Why. Deprecation is a relatively rare admin operation; the extra read costs ≈one millisecond and removes the ambiguity. The alternative is the same classifyMissingUpdate probe pattern used by UpdateStatus, which would still need a Get to tell "missing" from "already deprecated". The pre-check is the simplest path.

7. BulkInsert ships every row in one multi-row INSERT, not a transaction

Decision. playermappingstore.BulkInsert emits a single INSERT ... VALUES (a), (b), … with as many tuples as the input slice. Any unique-violation rolls back every row in the same statement.

Why. The atomicity guarantee Game Master needs (no partial roster) is already provided by PostgreSQL's per-statement implicit transaction; wrapping the same rows in BEGIN; INSERT; INSERT; COMMIT buys nothing and adds round-trips. The multi-row form is also the only path that lets jet's InsertStatement.VALUES(...) chain without escape hatches. Atomicity is verified end-to-end by TestBulkInsertAtomicConflictRaceName (3 valid rows + 1 conflicting → 0 rows persisted).

8. miniredis/v2 is a direct gamemaster dependency

Decision. go.mod gains github.com/alicebob/miniredis/v2 as a direct dependency. The streamoffsets test suite uses miniredis.RunT(t) per test for full isolation.

Why.
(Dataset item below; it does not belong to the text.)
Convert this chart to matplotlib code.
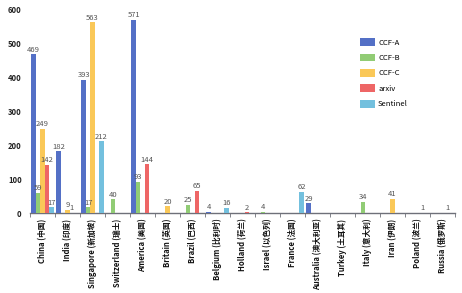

Same reasoning as rtmanager: an in-memory Redis is faster than testcontainers Redis, fully isolated per test, and fits the shape of the offset-store API. Adding it as a direct dep matches the pattern in the repo (rtmanager, notification, lobby all do this for similar adapter test suites).

Files landed

Verification

cd gamemaster

# Domain + port unit tests still pass after the Stage-11 contract
# touch-ups.
go test ./internal/domain/... ./internal/ports/...

# All adapter test suites (require Docker for testcontainers; without
# Docker, the pgtest helpers call t.Skip).
go test ./internal/adapters/postgres/...
go test ./internal/adapters/redisstate/...

# CAS race coverage with -race; the test must observe exactly one
# winner per run.
go test -count=3 -race -run TestUpdateStatusConcurrentCAS \
    ./internal/adapters/postgres/runtimerecordstore

# Stage 06/07 contract freeze tests stay green:
go test ./... -run Contract
go test ./... -run NotificationIntent

The full repo-level go build ./... from the workspace root also succeeds; service-layer stages (13+) and the mocks regeneration (stage 12) are unaffected by Stage 11's adapter additions.